This appears on the Monday, June 30, 2014 edition of the Business Mirror.
The morning after Suarez
by rick olivares pic by getty
The great ones can be infuriating. It seems that with genius comes a certain appetite for self-destruction and in doing so leaving many hurt in their wake. For one to be great, it seems there must be the requisite flaw or chip on their shoulder. Why else can people like John Lennon write pop gems of timeless beauty? Why can Babe Ruth consume a bathtub of booze and crush a baseball into the stands like it was an annoyance?

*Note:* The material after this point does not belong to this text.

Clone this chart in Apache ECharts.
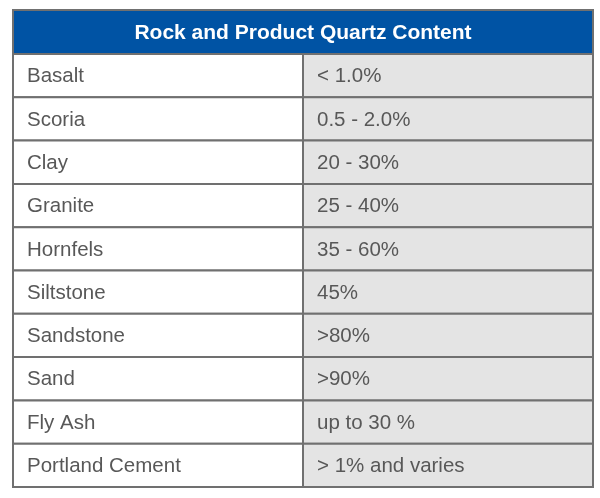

And there’s Luis Suarez who is a world-class football talent whose footwork if I may dare matches the great Ronaldinho and catches defenders flatfooted.
Luis Suarez began the 2013-14 football season on the shelf for biting Branislav Ivanovic. And now, he ends it on shelf once more only this time for biting Giorgio Chiellini.
In another case of awful symmetry, he wasn’t there when Liverpool needed him at the starts and he certainly wasn’t there when Uruguay needed him at the end of their World Cup campaign.
That Suarez is a habitual and repeat offender leaves a lot of people devastated. For sure, he is coveted for his ability to score goals. And to a fault that’s because he can help a side win. However, there comes the warranty for the trouble he brings – suspensions and controversial incidents.
And it is sad.
What he brings to the table for La Celeste is indisputable. Without him in their first match, Uruguay lost to Costa Rica, 3-1. With him in their sky blue kits, they defeated England, 2-1, and Italy, 1-0. Against Colombia in the Round of 16, the fell, 2-nil, with his suspension obviously a huge factor in the match.
For the supporters of Liverpool, he is the Premier League’s reigning player of the year. They came very very close to winning their first Premier League title with Suarez scoring 31 goals total.
His denial of the biting incident is both appalling and disappointing. Maybe if this was the first time that it happened but no. This is the third. With regards to the Chiellini incident, he said that he lost his balance. He sounds like that mother who apologizes for her kid running into the doorknob.
Instead of being remorseful, he, along with his compatriots blame England and Italy for conspiring against him. He conveniently forgets that he brought all this upon himself and no one else did anything.
Here is a man who is only loyal to himself and the riches that the sport rewards her goal-scoring sons. He forced a transfer from Groningen to Ajax and when the opportunity presented itself, to Liverpool. And after seemingly worn out his welcome, he hoped to latch on to either Barcelona or Real Madrid.
He forgets that instead of fair play it’s fair game. At whatever the cost to country and club.
He is like Italy’s Mario Balotelli, insanely talented but a ticking time bomb – ready to sink his own side just as he would an opposing team.
A return now to Liverpool let alone England is not only awkward but also potentially dangerous. Some of the club’s legends including former teammate Jaime Carragher have called him out. For sure, opposing fans will not let him off the hook and taunt him mercilessly. Not only will he continue to be a nightmare for opposing defenders and goalkeepers but he will also continue to be a public relations nightmare for Liverpool.
Uruguay too will have pick up the pieces of a shattered World Cup dream. In South Africa in 2010, they were the surprise of the tournament. But even their march deep into the tournament was tainted by a handball (but the true blame should be laid at the feet of Asamoah Gyan who missed his penalty). In Brazil, they weren’t taking anyone by surprise. And what was supposed to be a huge victory (already tainted by the controversial sending off of Claudio Marchisio leaving the Azzurri with 10 men on the pitch) over Italy felt like a loss in the aftermath.
Furthermore, Suarez’ coach and teammates (not to mention his countrymen) defended his actions and scored FIFA for what they perceive to be a conspiracy (they forget that Marchisio was sent off that helped their side win the match).
He’s the Barry Bonds of football, loathed everywhere else but cheered in San Francisco.
But even that support is bound to wane if he doesn’t show remorse or even makes up for his actions. More so when people wake up to the fact that in their last wins in the last two World Cups were tainted by a Suarez infraction (that made him ineligible to play in their next fixture that they ultimately lost).
Waking up from denial can both be liberating and painful.